Lab 5

The difference between the overall accuracy and the kappa statistic is that the kappa statistic can tell you how much better, or worse, your classifier is than what would be expected by random chance. Since my kappa statistic was 85%, that tells me that my classifier is 85% better than a random assignment of cases to the various classes. Overall accuracy just tells us how well the pixels are sorted into classes. Overall accuracy is  computed by dividing the total number of correctly classified pixels (i.e., the sum of the elements along the major diagonal) by the total number of reference pixels.

Bare Soil and Developed High Intensity

Developed High Intensity and Bare Soil

I would try to include more training data for both developed high-intensity and bare soil, as there is lower user and producer accuracy for both when compared with the other classification classes. Also, noting the places where there is confusion, I would try to gather more diverse examples or focus on specific edge cases that the model struggles with. I could also create new features to better access the training data by removing irrelevant features or scaling existing features to improve classification accuracy.

For the maximum likelihood classification, I had an overall accuracy of 88%. For the minimum distance classification, I had an overall accuracy of 91%. The main difference between minimum distance and maximum likelihood classifications was that the maximum likelihood classification had a lot of unclassified pixels, which skews the results for producer accuracy and user accuracy. The classes that were most frequently confused were the developed high-intensity and bare soil, as roughly 700 pixels were confused between them. The difference in terms of characteristics is that each class has a different spectral pattern. For example, bare soil is distinctly different than water, and in the confusion table, we see that 0 pixels are confused among them. The spectral characteristics between each class are also significantly different, so we see that in the confusion table, there isn’t as much confusion between classes.

The changes that occurred between 2001 to 2016 through just visual inspection were that a lot of grassland/forest to the south of Houston was converted to developed housing. Also the west of Houston, there is a similar phenomenon occurring as well. There also appears to be a decrease in vegetation on the outer edges of Houston as more developed spaces took precedence. There also seems to be a decrease in pasture lands as more land is turned in developed land.

Wetlands, according to the data, are decreasing in size. The trajectory of change in wetlands is a decrease of 13.69% between the years of 2001 and 2016. The dominant drivers of these changes are mostly urbanization through habitat destruction, pollution, and altered hydrological regimes. Agriculture land use also is degrading wetlands and fragmenting habitats.

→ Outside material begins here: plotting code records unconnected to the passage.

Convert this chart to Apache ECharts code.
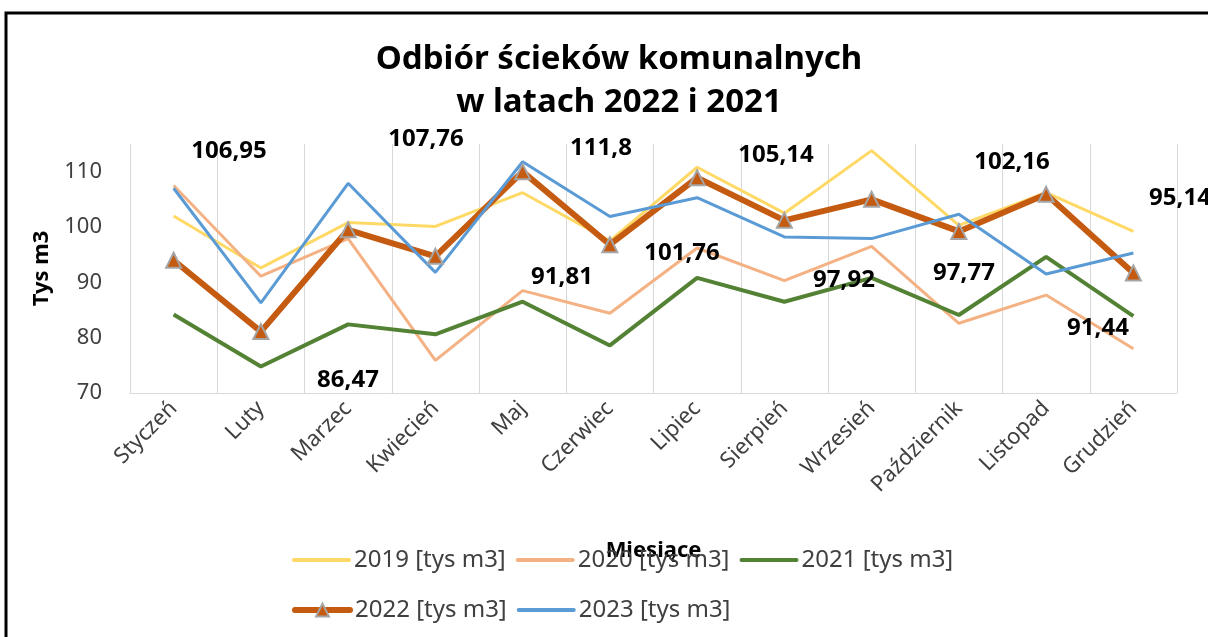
<!DOCTYPE html>
<html>
<head>
<meta charset="utf-8">
<title>Odbiór ścieków komunalnych</title>
<script src="https://cdn.jsdelivr.net/npm/echarts@6/dist/echarts.min.js"></script>
<style>
  html, body { margin: 0; padding: 0; background: #fff; }
  #chart { width: 1208px; height: 637px; }
</style>
</head>
<body>
<div id="chart"></div>
<script>
// months (category axis)
var months = ['Styczeń', 'Luty', 'Marzec', 'Kwiecień', 'Maj', 'Czerwiec', 'Lipiec', 'Sierpień', 'Wrzesień', 'Październik', 'Listopad', 'Grudzień']

// series values, tys m3
var s2019 = [102.0, 92.6, 100.8, 100.1, 106.2, 97.5, 110.8, 102.5, 113.8, 100.3, 106.2, 99.2]
var s2020 = [107.5, 91.1, 97.9, 75.9, 88.5, 84.4, 96.2, 90.3, 96.5, 82.6, 87.7, 78.0]
var s2021 = [84.2, 74.8, 82.4, 80.6, 86.5, 78.6, 90.8, 86.5, 90.8, 84.1, 94.6, 83.9]
var s2022 = [94.0, 81.1, 99.5, 94.7, 110.0, 96.8, 108.9, 101.2, 105.0, 99.2, 105.9, 91.7]
var s2023 = [107.0, 86.3, 107.9, 91.8, 111.8, 101.9, 105.3, 98.2, 97.9, 102.3, 91.5, 95.3]

// floating value labels shown on the chart
var noteValues = [106.95, 86.47, 107.76, 91.81, 111.8, 101.76, 105.14, 97.92, 97.77, 102.16, 91.44, 95.14]

var seriesNames = ['2019 [tys m3]', '2020 [tys m3]', '2021 [tys m3]', '2022 [tys m3]', '2023 [tys m3]']

// where the floating labels sit (px)
var notePos = [
  [229, 151], [348, 380], [426, 139], [562, 277], [601, 148], [682, 253],
  [776, 155], [844, 280], [964, 273], [1012, 162], [1098, 328], [1180, 198]
]

var FONT = '"Noto Sans", "Open Sans", sans-serif'
var TXT = '#404040'

function fmt (v) {
  return String(v).replace('.', ',')
}

function plainLine (name, data, color, width) {
  return {
    name: name,
    type: 'line',
    data: data,
    symbol: 'none',
    lineStyle: { color: color, width: width },
    itemStyle: { color: color },
    emphasis: { disabled: true }
  }
}

// legend entry: thick line only (no dot) unless it is the 2022 series
function legendItem (name) {
  if (name === seriesNames[3]) {
    return { name: name, lineStyle: { width: 6, cap: 'round' } }
  }
  return { name: name, itemStyle: { opacity: 0 }, lineStyle: { width: 4, cap: 'round' } }
}

var chart = echarts.init(document.getElementById('chart'), null, { renderer: 'canvas' })

var graphics = [
  {
    type: 'rect',
    shape: { x: 6, y: 13, width: 1220, height: 650 },
    style: { fill: null, stroke: '#000', lineWidth: 3 },
    silent: true
  }
]
noteValues.forEach(function (v, i) {
  graphics.push({
    type: 'text',
    x: notePos[i][0],
    y: notePos[i][1],
    style: {
      text: fmt(v),
      fill: '#000',
      font: 'bold 24px ' + FONT,
      textAlign: 'center',
      textVerticalAlign: 'middle'
    },
    z: 100
  })
})

var legendBase = {
  left: 287,
  itemWidth: 55,
  itemHeight: 16,
  itemGap: 10,
  textStyle: { fontSize: 24, color: TXT, fontFamily: FONT }
}

chart.setOption({
  backgroundColor: '#fff',
  animation: false,
  textStyle: { fontFamily: FONT },
  title: {
    text: 'Odbiór ścieków komunalnych\nw latach 2022 i 2021',
    left: 614,
    textAlign: 'center',
    top: 33,
    textStyle: {
      fontSize: 33,
      fontWeight: 'bold',
      color: '#000',
      lineHeight: 43,
      fontFamily: FONT
    }
  },
  legend: [
    Object.assign({}, legendBase, { top: 543, data: seriesNames.slice(0, 3).map(legendItem) }),
    Object.assign({}, legendBase, { top: 593, data: seriesNames.slice(3).map(legendItem) })
  ],
  grid: { left: 130, right: 31, top: 144, bottom: 244 },
  xAxis: {
    type: 'category',
    data: months,
    boundaryGap: true,
    name: 'Miesiące',
    nameLocation: 'middle',
    nameGap: 147,
    nameTextStyle: { fontSize: 22, fontWeight: 'bold', color: '#000' },
    axisLine: { show: true, lineStyle: { color: '#D9D9D9', width: 1 } },
    axisTick: { show: false },
    axisLabel: { interval: 0, rotate: 45, fontSize: 22, color: TXT, margin: 12 },
    splitLine: { show: true, lineStyle: { color: '#D9D9D9', width: 1 } }
  },
  yAxis: {
    type: 'value',
    min: 70,
    max: 115,
    interval: 10,
    name: 'Tys m3',
    nameLocation: 'middle',
    nameGap: 77,
    nameMoveOverlap: false,
    nameTextStyle: { fontSize: 22, fontWeight: 'bold', color: '#000' },
    axisLine: { show: false },
    axisTick: { show: false },
    axisLabel: { fontSize: 22, color: TXT, margin: 28, showMaxLabel: false },
    splitLine: { show: false }
  },
  series: [
    plainLine(seriesNames[0], s2019, '#FFD966', 3),
    plainLine(seriesNames[1], s2020, '#F4B183', 3),
    plainLine(seriesNames[2], s2021, '#548235', 4),
    {
      name: seriesNames[3],
      type: 'line',
      data: s2022,
      symbol: 'triangle',
      symbolSize: 15,
      lineStyle: { color: '#C55A11', width: 6 },
      itemStyle: { color: '#C55A11', borderColor: '#A5A5A5', borderWidth: 2 },
      emphasis: { disabled: true }
    },
    plainLine(seriesNames[4], s2023, '#5B9BD5', 3)
  ],
  graphic: graphics
})
</script>
</body>
</html>
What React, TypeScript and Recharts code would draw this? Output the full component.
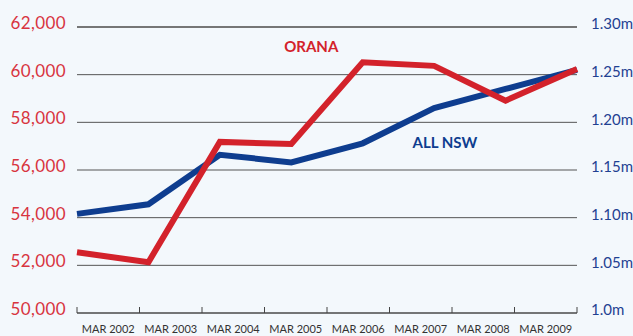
import { LineChart, Line, XAxis, YAxis, CartesianGrid, ReferenceDot, ReferenceLine } from "recharts";

const years = ["MAR 2002", "MAR 2003", "MAR 2004", "MAR 2005", "MAR 2006", "MAR 2007", "MAR 2008", "MAR 2009"];
const orana = [52550, 52130, 57180, 57090, 60520, 60370, 58910, 60240];
const allNsw = [1.104, 1.114, 1.166, 1.158, 1.178, 1.215, 1.235, 1.255];
const leftTicks = [50000, 52000, 54000, 56000, 58000, 60000, 62000];
const rightTicks = [1.0, 1.05, 1.1, 1.15, 1.2, 1.25, 1.3];
const bandTicks = [0, 1, 2, 3, 4, 5, 6, 7, 8];

const RED = "#d3222b";
const BLUE = "#0e3d8f";
const FONT = "Lato, 'Open Sans', sans-serif";

const data = years.map((y, i) => ({ i, year: y, orana: orana[i], nsw: allNsw[i] }));

// plot is 500px wide, 8 label bands -> half band = 31.25px
const HALF_BAND = 31.25;

function YearTick(props: any) {
  const { x, y, payload } = props;
  const idx = payload.value;
  return (
    <g>
      <line x1={x} x2={x} y1={y - 6} y2={y} stroke="#444" strokeWidth={1} />
      {idx < years.length && (
        <text x={x + HALF_BAND} y={y + 20} textAnchor="middle" fontSize={11} fill="#333" fontFamily={FONT}>
          {years[idx]}
        </text>
      )}
    </g>
  );
}

const fmtRight = (v: number) => (v === 1 ? "1.0m" : v.toFixed(2) + "m");

export default function App() {
  return (
    <div style={{ position: "absolute", left: 0, top: 0, width: 633, height: 336, background: "#f3f8fc" }}>
      <LineChart width={633} height={336} data={data} margin={{ top: 27, right: 0, bottom: 0, left: 0 }}>
        <CartesianGrid vertical={false} stroke="#555" yAxisId="l" xAxisId="pts" />
        <XAxis xAxisId="pts" dataKey="i" type="number" domain={[0, 7]} hide />
        <XAxis
          xAxisId="lbl"
          dataKey="i"
          type="number"
          domain={[0, 8]}
          ticks={bandTicks}
          interval={0}
          tickLine={false}
          tickSize={0}
          tickMargin={0}
          height={23}
          axisLine={{ stroke: "#444" }}
          tick={<YearTick />}
        />
        <YAxis
          yAxisId="l"
          orientation="left"
          domain={[50000, 62000]}
          ticks={leftTicks}
          width={77}
          axisLine={false}
          tickLine={false}
          tickMargin={5}
          tickFormatter={(v: number) => v.toLocaleString("en-US")}
          tick={{ fill: "#d8343f", fontSize: 17, fontFamily: FONT, dy: -4, letterSpacing: 0.4 }}
        />
        <YAxis
          yAxisId="r"
          orientation="right"
          domain={[1.0, 1.3]}
          ticks={rightTicks}
          width={56}
          axisLine={false}
          tickLine={false}
          tickMargin={8}
          tickFormatter={fmtRight}
          tick={{ fill: "#1f4192", fontSize: 15, fontFamily: FONT, textAnchor: "start", dy: -3 }}
        />
        <ReferenceLine xAxisId="pts" yAxisId="l" y={62000} stroke="#666" strokeWidth={1.5} ifOverflow="visible" />
        <Line
          xAxisId="pts"
          yAxisId="r"
          dataKey="nsw"
          stroke={BLUE}
          strokeWidth={6}
          dot={false}
          isAnimationActive={false}
        />
        <Line
          xAxisId="pts"
          yAxisId="l"
          dataKey="orana"
          stroke={RED}
          strokeWidth={6}
          dot={false}
          isAnimationActive={false}
        />
        <ReferenceDot
          xAxisId="pts"
          yAxisId="l"
          x={3.28}
          y={61160}
          r={0}
          fill="none"
          stroke="none"
          label={{ value: "ORANA", fill: RED, fontSize: 15, fontWeight: 700, fontFamily: FONT, position: "center" }}
        />
        <ReferenceDot
          xAxisId="pts"
          yAxisId="r"
          x={5.15}
          y={1.179}
          r={0}
          fill="none"
          stroke="none"
          label={{ value: "ALL NSW", fill: BLUE, fontSize: 15, fontWeight: 700, fontFamily: FONT, position: "center" }}
        />
      </LineChart>
    </div>
  );
}
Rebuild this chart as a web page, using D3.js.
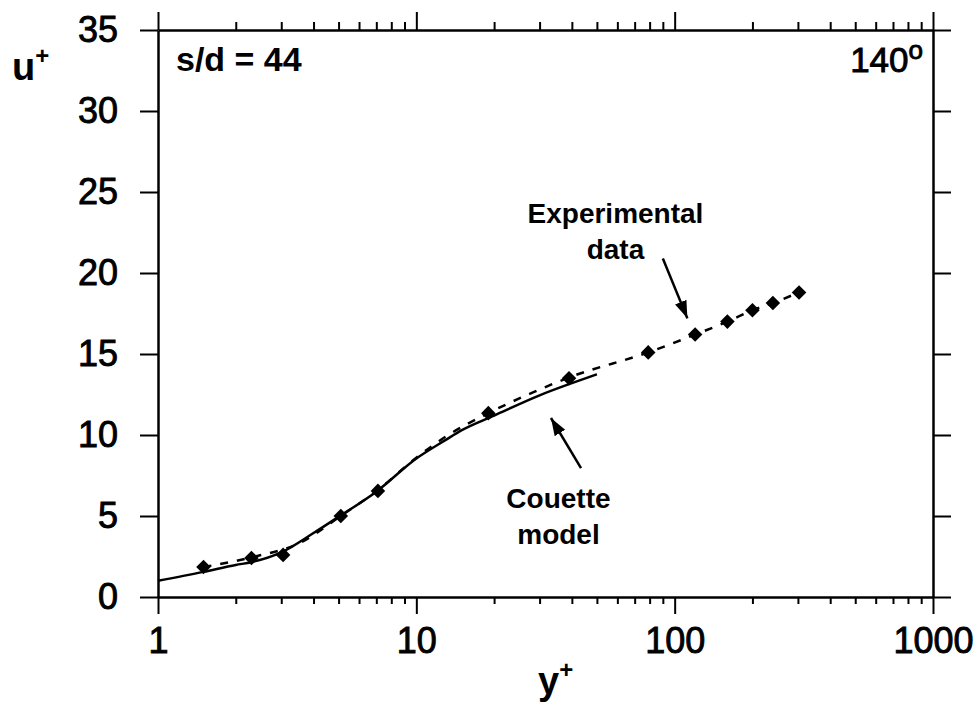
<!DOCTYPE html>
<html>
<head>
<meta charset="utf-8">
<script src="https://cdn.jsdelivr.net/npm/d3@7"></script>
<style>
  body { margin: 0; background: #fff; }
  text { font-family: "Liberation Sans", Arial, sans-serif; fill: #000; }
</style>
</head>
<body>
<div id="chart"></div>
<script>
// experimental data (diamonds)
const expYPlus = [1.5, 2.3, 3.05, 5.1, 7.1, 19, 39, 79, 120, 160, 200, 240, 303];
const expUPlus = [1.85, 2.41, 2.6, 5.0, 6.55, 11.35, 13.5, 15.1, 16.2, 17.0, 17.7, 18.15, 18.8];

// dashed fit through the experimental data
const fitYPlus = [1.5, 2.3, 3.5, 5.1, 7.1, 10, 13, 19, 28, 39, 79, 120, 160, 200, 240, 303];
const fitUPlus = [1.85, 2.45, 3.3, 5.0, 6.6, 8.6, 9.9, 11.35, 12.6, 13.55, 15.1, 16.2, 17.0, 17.7, 18.15, 18.8];

// Couette model (solid)
const modelYPlus = [1, 1.5, 2, 2.3, 3, 4, 5, 7, 10, 13, 15, 20, 30, 40, 50];
const modelUPlus = [1.0, 1.55, 1.98, 2.15, 2.75, 3.95, 4.95, 6.5, 8.55, 9.7, 10.3, 11.2, 12.45, 13.2, 13.75];

const xMajor = [1, 10, 100, 1000];
const xMinor = [2, 3, 4, 5, 6, 7, 8, 9, 20, 30, 40, 50, 60, 70, 80, 90, 200, 300, 400, 500, 600, 700, 800, 900];
const yTicks = [0, 5, 10, 15, 20, 25, 30, 35];

const fullWidth = 980, fullHeight = 705;
const margin = { top: 30, right: 47, bottom: 108, left: 158 };
const width = fullWidth - margin.left - margin.right;
const height = fullHeight - margin.top - margin.bottom;

const svg = d3.select("#chart").append("svg")
  .attr("width", fullWidth)
  .attr("height", fullHeight);

const chart = svg.append("g")
  .attr("transform", `translate(${margin.left},${margin.top})`);

const x = d3.scaleLog().domain([1, 1000]).range([0, width]);
const y = d3.scaleLinear().domain([0, 35]).range([height, 0]);

function styleAxis(g, labels) {
  g.select(".domain").attr("stroke", "#000").attr("stroke-width", 2.5);
  g.selectAll(".tick line").attr("stroke", "#000").attr("stroke-width", 2);
  if (labels) {
    g.selectAll(".tick text")
      .style("font-size", "36px")
      .style("fill", "#000")
      .style("stroke", "#000")
      .style("stroke-width", 0.9);
  } else {
    g.selectAll(".tick text").remove();
  }
}

// === Axes (frame with outward ticks) ===
chart.append("g")
  .attr("transform", `translate(0,${height})`)
  .call(d3.axisBottom(x).tickValues(xMajor).tickSize(17).tickSizeOuter(0)
    .tickPadding(13).tickFormat(d3.format("d")))
  .call(g => styleAxis(g, true));

chart.append("g")
  .attr("transform", `translate(0,${height})`)
  .call(d3.axisBottom(x).tickValues(xMinor).tickSize(7).tickSizeOuter(0))
  .call(g => { g.select(".domain").remove(); styleAxis(g, false); });

chart.append("g")
  .call(d3.axisTop(x).tickValues(xMajor).tickSize(18).tickSizeOuter(0))
  .call(g => styleAxis(g, false));

chart.append("g")
  .call(d3.axisTop(x).tickValues(xMinor).tickSize(8).tickSizeOuter(0))
  .call(g => { g.select(".domain").remove(); styleAxis(g, false); });

chart.append("g")
  .call(d3.axisLeft(y).tickValues(yTicks).tickSize(18).tickSizeOuter(0).tickPadding(22))
  .call(g => styleAxis(g, true));

chart.append("g")
  .attr("transform", `translate(${width},0)`)
  .call(d3.axisRight(y).tickValues(yTicks).tickSize(18).tickSizeOuter(0))
  .call(g => styleAxis(g, false));

// === Lines ===
const smooth = d3.line()
  .x(d => x(d[0]))
  .y(d => y(d[1]))
  .curve(d3.curveMonotoneX);

chart.append("path")
  .datum(modelYPlus.map((v, i) => [v, modelUPlus[i]]))
  .attr("d", smooth)
  .attr("fill", "none")
  .attr("stroke", "#000")
  .attr("stroke-width", 2.5);

chart.append("path")
  .datum(fitYPlus.map((v, i) => [v, fitUPlus[i]]))
  .attr("d", smooth)
  .attr("fill", "none")
  .attr("stroke", "#000")
  .attr("stroke-width", 2.5)
  .attr("stroke-dasharray", "8,9");

// === Diamonds ===
chart.selectAll(".pt")
  .data(expYPlus.map((v, i) => [v, expUPlus[i]]))
  .enter()
  .append("path")
  .attr("class", "pt")
  .attr("d", d3.symbol().type(d3.symbolDiamond2).size(135))
  .attr("transform", d => `translate(${x(d[0])},${y(d[1])})`)
  .attr("fill", "#000");

// === Annotations ===
const defs = svg.append("defs");
defs.append("marker")
  .attr("id", "arrow")
  .attr("viewBox", "0 0 10 10")
  .attr("refX", 10).attr("refY", 5)
  .attr("markerWidth", 7).attr("markerHeight", 7)
  .attr("markerUnits", "strokeWidth")
  .attr("orient", "auto")
  .append("path")
  .attr("d", "M0,1.5 L10,5 L0,8.5 Z")
  .attr("fill", "#000");

function arrow(x1, u1, x2, u2) {
  chart.append("line")
    .attr("x1", x(x1)).attr("y1", y(u1))
    .attr("x2", x(x2)).attr("y2", y(u2))
    .attr("stroke", "#000")
    .attr("stroke-width", 2.5)
    .attr("marker-end", "url(#arrow)");
}
arrow(90, 20.9, 112, 17.2);
arrow(43.4, 7.95, 33.2, 11.05);

function label(xv, uv, lines) {
  const t = chart.append("text")
    .attr("x", x(xv)).attr("y", y(uv))
    .attr("text-anchor", "middle")
    .style("font-size", "28px")
    .style("font-weight", "bold");
  lines.forEach((s, i) => {
    t.append("tspan").attr("x", x(xv)).attr("dy", i ? 36 : 0).text(s);
  });
}
label(59, 23.1, ["Experimental", "data"]);
label(35.5, 5.5, ["Couette", "model"]);

chart.append("text")
  .attr("x", 18).attr("y", 41)
  .style("font-size", "34px")
  .style("font-weight", "bold")
  .text("s/d = 44");

const ang = chart.append("text")
  .attr("x", width - 10).attr("y", 42)
  .attr("text-anchor", "end")
  .style("font-size", "35px")
  .style("stroke", "#000")
  .style("stroke-width", 0.9);
ang.append("tspan").text("140");
ang.append("tspan").attr("dy", -13).style("font-size", "26px").text("o");

// axis titles
const uLab = svg.append("text")
  .attr("x", 12).attr("y", 80)
  .style("font-size", "38px")
  .style("font-weight", "bold");
uLab.append("tspan").text("u");
uLab.append("tspan").attr("dy", -16).style("font-size", "24px").text("+");

const yLab = svg.append("text")
  .attr("x", 538).attr("y", 694)
  .style("font-size", "38px")
  .style("font-weight", "bold");
yLab.append("tspan").text("y");
yLab.append("tspan").attr("dy", -16).style("font-size", "24px").text("+");
</script>
</body>
</html>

Two examples of change that seem to be unreliable are the increase in grassland and shrubs. Just looking at the change images visually, there seems to be a decrease in the amount of area for shrubs and grassland. However, in the change detection statistics, we see an increase in the image differences section. I can infer that urban/developing land is on the rise which causes a decrease in other land use types.

The change map points out specific areas that have changed. It gives a clear view of the areas that have changed from one class to another. The simple visual comparison doesn’t have that ability as we are just looking at two different maps side by side with no pointers at where the change is located. However, the change map is quite hard to read just by using the colors. Because there are so many change types, the colors on the map are hard to decipher. The spatial distribution of the changes in the region correlates with population growth. As more people are arriving, there needs to be a. increase in the amount of housing, which causes more land to be changed to developed land.